The expense is what kills it. The other problems are solvable with money, but there is no way getting around all the material needed to build it.
https://www.tesla.com/sites/default/files/blog_images/hyperl...
> Another extreme is the approach, advocated by Rand and ET3, of drawing a hard or near hard vacuum in the tube and then using an electromagnetic suspension. The problem with this approach is that it is incredibly hard to maintain a near vacuum in a room, let alone 700 miles (round trip) of large tube with dozens of station gateways and thousands of pods entering and exiting every day.
> All it takes is one leaky seal or a small crack somewhere in the hundreds of miles of tube and the whole system stops working. However, a low pressure (vs. almost no pressure) system set to a level where standard commercial pumps could easily overcome an air leak and the transport pods could handle variable air density would be inherently robust. Unfortunately, this means that there is a non-trivial amount of air in the tube and leads us straight into another problem.
High-speed rail is slower than a plane, sure, but it's way faster than a car.

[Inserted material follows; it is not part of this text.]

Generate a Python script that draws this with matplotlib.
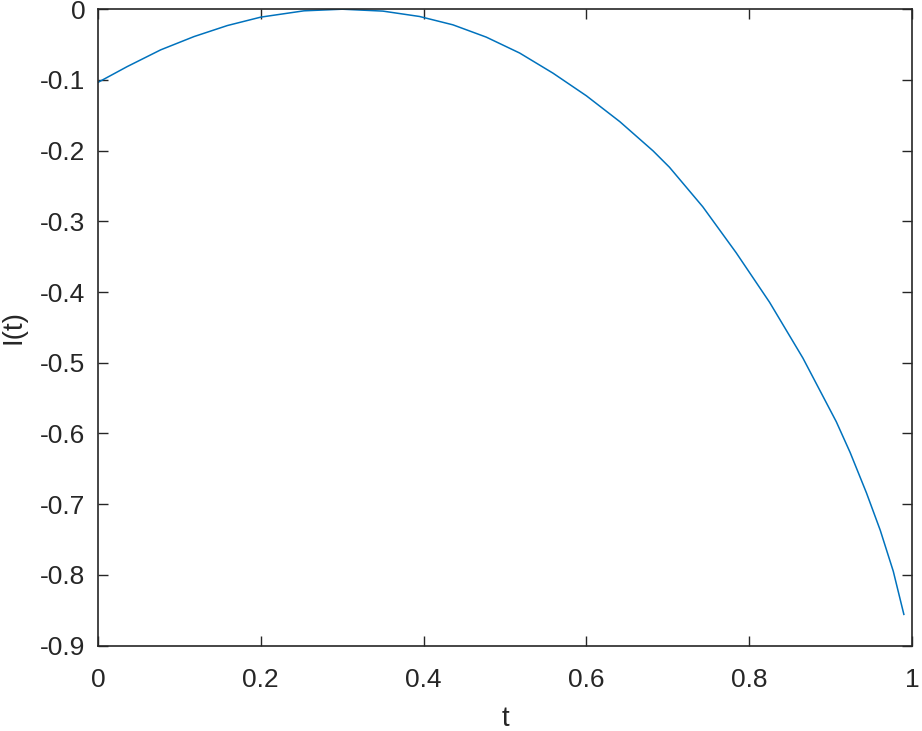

I doubt that they can get their costs lower than airplanes. They need to buy land all the way from point A to point B, vs only at airports. Airplanes also run at a partial vacuum (30000 feet) by nature. As such it is hard to see anyone using them instead of something else. Where speed counts airplanes are faster, where speed doesn't count ships and slow trains in air are a cheaper.
The proper answer to your question requires information you're not going to get by asking HN, it's like asking how much time we should spend investigating fusion power. It completely depends on what leads people have, how promising the those leads look, how many "hard steps" are ahead of us, the benefit if we made it past them, etc.
The advantage of fusion is that this radioactivity is short lived compared to uranium - decades instead of centuries or millennia. However, this also means that you have to stay much farther away from it, as it's much more radioactive than a piece of uranium which you can typically hold in your hand without any ill effects (just don't hold it under your pillow for a few years).
This company adopted the Hyperloop because it allowed the to get funding based Musk name but then instantly went away from everything that Musk suggested would be needed to make the concept viable.
What Musk actually published can still be read here:
https://www.tesla.com/sites/default/files/blog_images/hyperl...
Musk really only thought Hyperloop made sense between two really very high density urban centers such as SF and LA. For the majority of transportation between cities super-sonic electric powered flight was his preferred solution.
They determined that construction of tunnels would be orders of magnitude faster on approvals than above-ground construction.
With that approach, tunneling construction is the key technological block. With SpaceX and Tesla's know-how, the actual construction of a hyperloop is rather de-risked.
By keeping laser-focused on tunneling tech, they build the muscle around the regulatory process, get cities and states to trust them, and show operational competence in operations.
Once they do a intra-state system in a friendly regulatory environment (FL/TX, ala Austin -> San Antonio or Tampa -> Orlando), they'll built a corporate machine that's tunneling dozens of underground highways across the country.
At that point, building new tunnels as a hyperloop will be a reasonable mid-term goal.